Świeże maliny – mało i drogo
Zima to nie pełnia sezonu dla świeżych malin, ale owoce te już z pewnością nie są ściśle sezonowe. Ich podaż w miesiącach zimowych jest, z roku na rok, coraz większa. Z problemami w tym względzie startował rok 2020 i w styczniu zeszłego roku malin importowanych było bardzo mało, a ich ceny były ponadprzeciętnie wysokie.
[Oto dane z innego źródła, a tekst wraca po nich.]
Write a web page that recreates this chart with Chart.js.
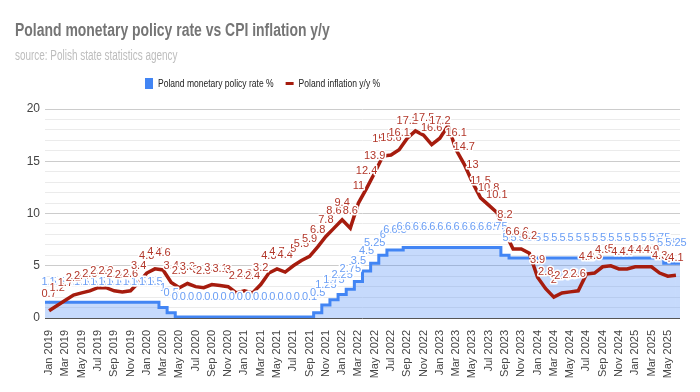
<!DOCTYPE html>
<html><head><meta charset="utf-8">
<script src="https://cdn.jsdelivr.net/npm/chart.js@4"></script>
<style>html,body{margin:0;padding:0;background:#fff}#wrap{width:700px;height:392px;position:relative}canvas{display:block}</style>
</head><body><div id="wrap"><canvas id="c" width="700" height="392"></canvas></div>
<script>
const months = [
 'Jan 2019','Feb 2019','Mar 2019','Apr 2019','May 2019','Jun 2019','Jul 2019','Aug 2019','Sep 2019','Oct 2019','Nov 2019','Dec 2019',
 'Jan 2020','Feb 2020','Mar 2020','Apr 2020','May 2020','Jun 2020','Jul 2020','Aug 2020','Sep 2020','Oct 2020','Nov 2020','Dec 2020',
 'Jan 2021','Feb 2021','Mar 2021','Apr 2021','May 2021','Jun 2021','Jul 2021','Aug 2021','Sep 2021','Oct 2021','Nov 2021','Dec 2021',
 'Jan 2022','Feb 2022','Mar 2022','Apr 2022','May 2022','Jun 2022','Jul 2022','Aug 2022','Sep 2022','Oct 2022','Nov 2022','Dec 2022',
 'Jan 2023','Feb 2023','Mar 2023','Apr 2023','May 2023','Jun 2023','Jul 2023','Aug 2023','Sep 2023','Oct 2023','Nov 2023','Dec 2023',
 'Jan 2024','Feb 2024','Mar 2024','Apr 2024','May 2024','Jun 2024','Jul 2024','Aug 2024','Sep 2024','Oct 2024','Nov 2024','Dec 2024',
 'Jan 2025','Feb 2025','Mar 2025','Apr 2025','May 2025','Jun 2025'
];
const policyRate = [
 1.5,1.5,1.5,1.5,1.5,1.5,1.5,1.5,1.5,1.5,1.5,1.5,
 1.5,1.5,1,0.5,0.1,0.1,0.1,0.1,0.1,0.1,0.1,0.1,
 0.1,0.1,0.1,0.1,0.1,0.1,0.1,0.1,0.1,0.5,1.25,1.75,
 2.25,2.75,3.5,4.5,5.25,6,6.5,6.5,6.75,6.75,6.75,6.75,
 6.75,6.75,6.75,6.75,6.75,6.75,6.75,6.75,6,5.75,5.75,5.75,
 5.75,5.75,5.75,5.75,5.75,5.75,5.75,5.75,5.75,5.75,5.75,5.75,
 5.75,5.75,5.75,5.75,5.25,5.25
];
const inflation = [
 0.7,1.2,1.7,2.2,2.4,2.6,2.9,2.9,2.6,2.5,2.6,3.4,
 4.3,4.7,4.6,3.4,2.9,3.3,3.0,2.9,3.2,3.1,3.0,2.4,
 2.6,2.4,3.2,4.3,4.7,4.4,5.0,5.5,5.9,6.8,7.8,8.6,
 9.4,8.6,11.0,12.4,13.9,15.5,15.6,16.1,17.2,17.9,17.5,16.6,
 17.2,18.4,16.1,14.7,13.0,11.5,10.8,10.1,8.2,6.6,6.6,6.2,
 3.9,2.8,2.0,2.4,2.5,2.6,4.2,4.3,4.9,5.0,4.7,4.7,
 4.9,4.9,4.9,4.3,4.0,4.1
];
const seriesNames = ['Poland monetary policy rate %', 'Poland inflation y/y %'];
const chartTitle = 'Poland monetary policy rate vs CPI inflation y/y';
const chartSubtitle = 'source: Polish state statistics agency';
const yMajorTicks = [0, 5, 10, 15, 20];

const SANS = "'Liberation Sans',Arial,sans-serif";
const BLUE = '#4285f4', RED = '#a61c0e', AREA = 'rgba(66,133,244,0.3)';
const labelStyle = [{color:'#6a9ef5', off:20}, {color:'#b2372a', off:17}];

// stepped area: each value covers its whole month band, so extend the first and
// last half-bands out to the plot edges (values read through the y scale)
const edgeBands = {
  id: 'edgeBands',
  beforeDatasetsDraw(chart) {
    const pts = chart.getDatasetMeta(0).data;
    if (!pts.length) return;
    const area = chart.chartArea, ctx = chart.ctx;
    const y0 = chart.scales.y.getPixelForValue(0);
    const first = pts[0], last = pts[pts.length - 1];
    ctx.save();
    ctx.fillStyle = AREA;
    ctx.fillRect(area.left, first.y, first.x - area.left, y0 - first.y);
    ctx.fillRect(last.x, last.y, area.right - last.x, y0 - last.y);
    ctx.strokeStyle = BLUE; ctx.lineWidth = 3; ctx.lineCap = 'butt';
    ctx.beginPath();
    ctx.moveTo(area.left, first.y); ctx.lineTo(first.x + 0.5, first.y);
    ctx.moveTo(last.x - 0.5, last.y); ctx.lineTo(area.right, last.y);
    ctx.stroke();
    ctx.restore();
  }
};

// narrow (horizontally condensed) header text: title, subtitle, legend
const header = {
  id: 'header',
  afterDraw(chart) {
    const ctx = chart.ctx;
    const txt = (s, x, y, font, color, sx) => {
      ctx.save();
      ctx.translate(x, y); ctx.scale(sx, 1);
      ctx.font = font; ctx.fillStyle = color;
      ctx.textAlign = 'left'; ctx.textBaseline = 'alphabetic';
      ctx.fillText(s, 0, 0);
      const w = ctx.measureText(s).width * sx;
      ctx.restore();
      return w;
    };
    txt(chartTitle, 15, 36, 'bold 18px ' + SANS, '#757575', 0.775);
    txt(chartSubtitle, 15, 59.5, '14px ' + SANS, '#bdbdbd', 0.71);
    const ly = 87;
    ctx.save();
    ctx.fillStyle = BLUE;
    ctx.fillRect(145, 78, 8, 11);
    ctx.restore();
    const w1 = txt(seriesNames[0], 158, ly, '11px ' + SANS, '#222222', 0.775);
    const mx = 158 + w1 + 12;
    ctx.save();
    ctx.strokeStyle = RED; ctx.lineWidth = 3;
    ctx.beginPath(); ctx.moveTo(mx, 83.5); ctx.lineTo(mx + 8, 83.5); ctx.stroke();
    ctx.restore();
    txt(seriesNames[1], mx + 13, ly, '11px ' + SANS, '#222222', 0.775);
  }
};

const pointLabels = {
  id: 'pointLabels',
  afterDatasetsDraw(chart) {
    const ctx = chart.ctx;
    const top = chart.chartArea.top;
    ctx.save();
    ctx.font = '11px ' + SANS;
    ctx.textAlign = 'center';
    ctx.textBaseline = 'middle';
    ctx.lineJoin = 'round';
    chart.data.datasets.forEach((ds, di) => {
      const st = labelStyle[di];
      const meta = chart.getDatasetMeta(di);
      meta.data.forEach((pt, i) => {
        const t = String(ds.data[i]);
        const y = pt.y - st.off;
        if (y - 8 < top) return; // annotation would leave the plot area
        ctx.lineWidth = 3;
        ctx.strokeStyle = '#ffffff';
        ctx.strokeText(t, pt.x, y);
        ctx.fillStyle = st.color;
        ctx.fillText(t, pt.x, y);
      });
    });
    ctx.restore();
  }
};

new Chart(document.getElementById('c'), {
  type: 'line',
  data: {
    labels: months,
    datasets: [
      { label: seriesNames[0], data: policyRate, stepped: 'middle', borderColor: BLUE, borderWidth: 3,
        backgroundColor: AREA, fill: 'origin', pointRadius: 0, order: 2 },
      { label: seriesNames[1], data: inflation, borderColor: RED, borderWidth: 3.5,
        backgroundColor: RED, fill: false, pointRadius: 0, tension: 0, order: 1 }
    ]
  },
  options: {
    responsive: false,
    animation: false,
    devicePixelRatio: 1,
    layout: { padding: { left: 15, right: 20, top: 109, bottom: 0 } },
    plugins: {
      tooltip: { enabled: false },
      title: { display: false },
      subtitle: { display: false },
      legend: { display: false }
    },
    scales: {
      x: {
        offset: true,
        grid: { display: false },
        border: { display: false },
        ticks: { autoSkip: false, maxRotation: 90, minRotation: 90, color: '#444', padding: 4,
          font: { family: SANS, size: 11 },
          callback(v, i) { return i % 2 === 0 ? months[i] : ''; } },
        afterFit(s) { s.height = 74; }
      },
      y: {
        min: 0, max: 20,
        border: { display: false },
        grid: { drawTicks: false, lineWidth: 1,
          color(c) { const v = c.tick.value; return v === 0 ? '#555555' : (yMajorTicks.includes(v) ? '#cccccc' : '#ebebeb'); } },
        ticks: { stepSize: 1, autoSkip: false, maxTicksLimit: 30, color: '#444', padding: 5,
          font: { family: SANS, size: 12 },
          callback(v) { return yMajorTicks.includes(v) ? v : ''; } },
        afterFit(s) { s.width = 30; }
      }
    }
  },
  plugins: [edgeBands, pointLabels, header]
});
</script>
</body></html>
W tym roku jest pod tym względem jeszcze gorzej. Pierwsze importowane maliny pojawiły się na polskim rynku w końcówce pierwszej połowy stycznia, później niż rok temu. Jak zwykle w początkowej fazie sezonu były to głównie owoce z Maroka i Hiszpanii. Ale ich ceny są na poziomie 60,00-64,00 zł/kg (zależnie od wielkości opakowania). To dwa razy drożej niż w zeszłym roku, który też nie był tani.
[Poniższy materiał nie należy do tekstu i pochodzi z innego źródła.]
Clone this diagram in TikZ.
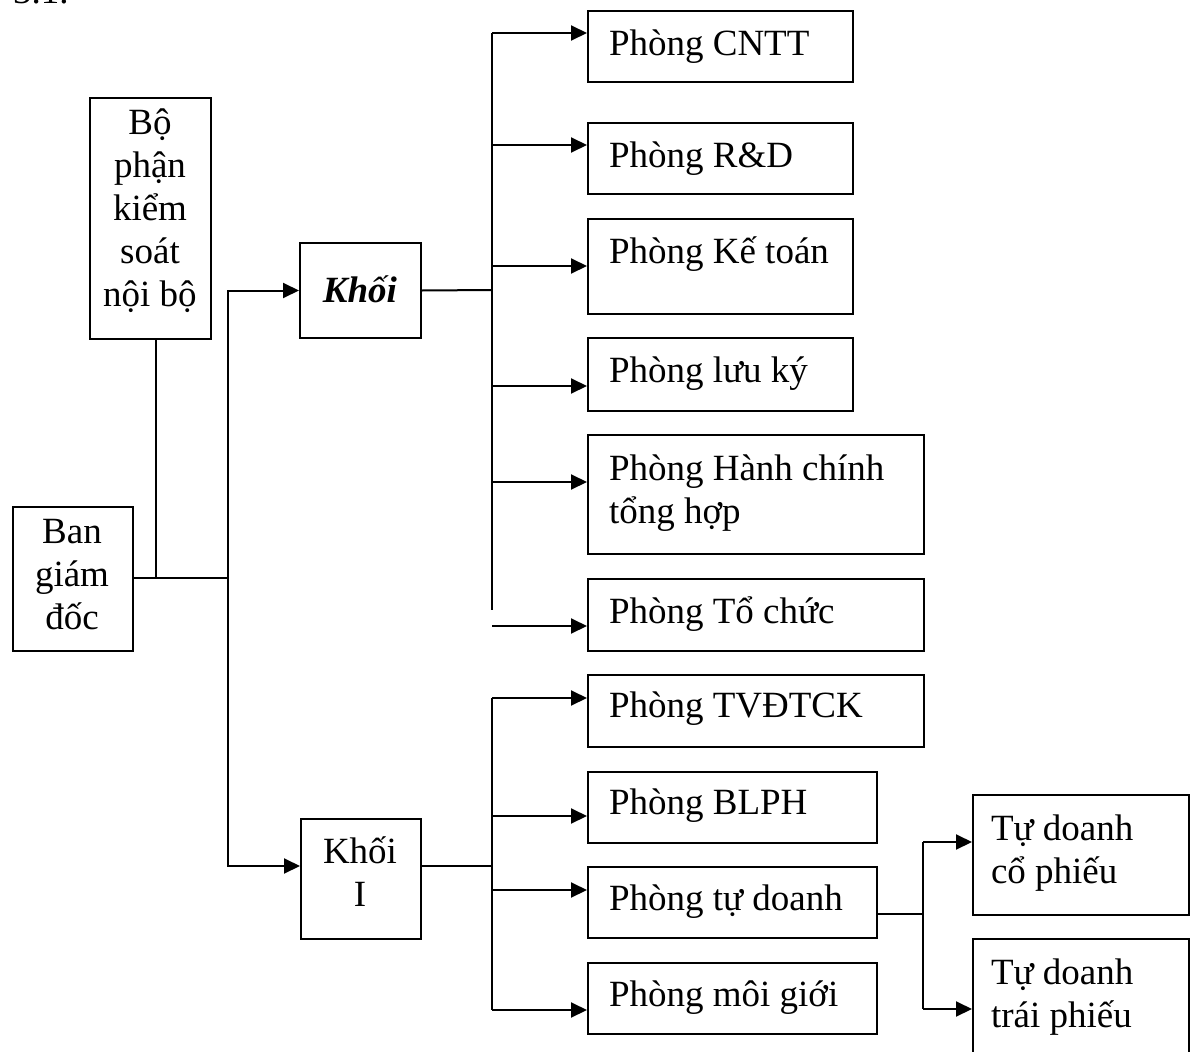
\documentclass[tikz,border=0pt]{standalone}
\usepackage{fontspec}
\setmainfont{Liberation Serif}
\usetikzlibrary{arrows.meta}
\newcommand{\cstk}[1]{\vtop{\baselineskip=43pt\lineskiplimit=-\maxdimen\lineskip=0pt\halign{\hfil##\hfil\cr#1\crcr}}}
\newcommand{\lstk}[1]{\vtop{\baselineskip=43pt\lineskiplimit=-\maxdimen\lineskip=0pt\halign{##\hfil\cr#1\crcr}}}
\begin{document}
\begin{tikzpicture}[x=1pt,y=-1pt,line width=2pt,
  box/.style={draw,line width=2pt,inner sep=0pt,anchor=north west},
  lbl/.style={inner sep=0pt,font=\fontsize{37}{43}\selectfont},
  arr/.style={-{Triangle[length=16pt,width=15pt]}}]
\useasboundingbox (0,0) rectangle (1195,1052);

% caption fragment at top (cut off)
\node[lbl,anchor=base west] (cap) at (12,4) {3.1.};

% boxes
\node[box,minimum width=121pt,minimum height=241pt] (bpk) at (89,97) {};
\node[box,minimum width=120pt,minimum height=144pt] (ban) at (12,506) {};
\node[box,minimum width=121pt,minimum height=95pt] (khoi) at (299,242) {};
\node[box,minimum width=120pt,minimum height=120pt] (khoi1) at (300,818) {};
\node[box,minimum width=265pt,minimum height=71pt] (cntt) at (587,10) {};
\node[box,minimum width=265pt,minimum height=71pt] (rd) at (587,122) {};
\node[box,minimum width=265pt,minimum height=95pt] (kt) at (587,218) {};
\node[box,minimum width=265pt,minimum height=73pt] (lk) at (587,337) {};
\node[box,minimum width=336pt,minimum height=119pt] (hc) at (587,434) {};
\node[box,minimum width=336pt,minimum height=72pt] (tc) at (587,578) {};
\node[box,minimum width=336pt,minimum height=72pt] (tv) at (587,674) {};
\node[box,minimum width=289pt,minimum height=71pt] (bl) at (587,771) {};
\node[box,minimum width=289pt,minimum height=71pt] (td) at (587,866) {};
\node[box,minimum width=289pt,minimum height=71pt] (mg) at (587,962) {};
\node[box,minimum width=216pt,minimum height=120pt] (tdcp) at (972,794) {};
\node[box,minimum width=216pt,minimum height=140pt] (tdtp) at (972,938) {};

% texts
\node[lbl,anchor=base] (bpkT) at (150,134) {\cstk{Bộ\cr phận\cr kiểm\cr soát\cr nội bộ}};
\node[lbl,anchor=base] (banT) at (72,543) {\cstk{Ban\cr giám\cr đốc}};
\node[lbl,anchor=base] (khoiT) at (360,302) {\textbf{\textit{Khối}}};
\node[lbl,anchor=base] (khoi1T) at (360,863) {\cstk{Khối\cr I}};
\node[lbl,anchor=base west] (cnttT) at (608,55) {Phòng CNTT};
\node[lbl,anchor=base west] (rdT) at (608,167) {Phòng R\&D};
\node[lbl,anchor=base west] (ktT) at (608,263) {Phòng Kế toán};
\node[lbl,anchor=base west] (lkT) at (608,382) {Phòng lưu ký};
\node[lbl,anchor=base west] (hcT) at (608,480) {\lstk{Phòng Hành chính\cr tổng hợp}};
\node[lbl,anchor=base west] (tcT) at (608,623) {Phòng Tổ chức};
\node[lbl,anchor=base west] (tvT) at (608,717) {Phòng TVĐTCK};
\node[lbl,anchor=base west] (blT) at (608,814) {Phòng BLPH};
\node[lbl,anchor=base west] (tdT) at (608,910) {Phòng tự doanh};
\node[lbl,anchor=base west] (mgT) at (608,1006) {Phòng môi giới};
\node[lbl,anchor=base west] (tdcpT) at (990,840) {\lstk{Tự doanh\cr cổ phiếu}};
\node[lbl,anchor=base west] (tdtpT) at (990,984) {\lstk{Tự doanh\cr trái phiếu}};

% left connectors
\coordinate (j0) at (156,578);
\coordinate (j1) at (228,578);
\coordinate (k1y) at (228,866);
\draw (bpk.south -| j0) -- (j0);
\draw (ban.east |- j1) -- (j1);
\draw[arr] (j1) |- (khoi.west);
\draw[arr] (j1) -- (k1y) -- (khoi1.west |- k1y);

% upper bus
\coordinate (b1) at (492,290);
\coordinate (b1top) at (492,33);
\coordinate (b1bot) at (492,610);
\draw (khoi.east) -- (b1);
\draw (b1top) -- (b1bot);
\foreach \n/\y in {cntt/33,rd/145,kt/266,lk/386,hc/482}{
  \coordinate (t\n) at (492,\y);
  \draw[arr] (t\n) -- (\n.west |- t\n);
}
\coordinate (ttc) at (492,626);
\draw[arr] (ttc) -- (tc.west |- ttc);

% lower bus
\coordinate (b2) at (492,866);
\coordinate (b2top) at (492,698);
\coordinate (b2bot) at (492,1010);
\draw (khoi1.east |- b2) -- (b2);
\draw (b2top) -- (b2bot);
\foreach \n/\y in {tv/698,bl/816,td/890,mg/1010}{
  \coordinate (t\n) at (492,\y);
  \draw[arr] (t\n) -- (\n.west |- t\n);
}

% tu doanh branch
\coordinate (c0) at (923,914);
\coordinate (c1) at (923,842);
\coordinate (c2) at (923,1009);
\draw (td.east |- c0) -- (c0);
\draw (c1) -- (c2);
\draw[arr] (c1) -- (tdcp.west |- c1);
\draw[arr] (c2) -- (tdtp.west |- c2);
\end{tikzpicture}
\end{document}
A może być jeszcze gorzej, bo jak na rynku zostanie tylko malina hiszpańska, to podaż może się znacząco skurczyć. Pamiętajmy, że przez Hiszpanię przetacza się śnieżna i mroźna Filomena. Co prawda ten front pogodowy ominął jak na razie Huelvę, gdzie produkuje się maliny, ale obszar złej pogody może się rozszerzyć.
Do końca 2020 roku przebieg kampanii malin w Hiszpanii był typowy. Podaż była niska, ale rosła. Szczyt sezonu oczekiwany jest na kwiecień. Negatywnym czynnikiem jest spadek areału uprawy malin. Jednak w 2020 roku ceny pozostawał na podobnym, nawet nieco niższym, poziomie jak w poprzednich kampaniach. W tygodniu 47. średnia cena wynosiła 4,42 euro/kg. Średnia dla czterech poprzednich sezonów dla tygodnia 47. to 5,75 euro/kg.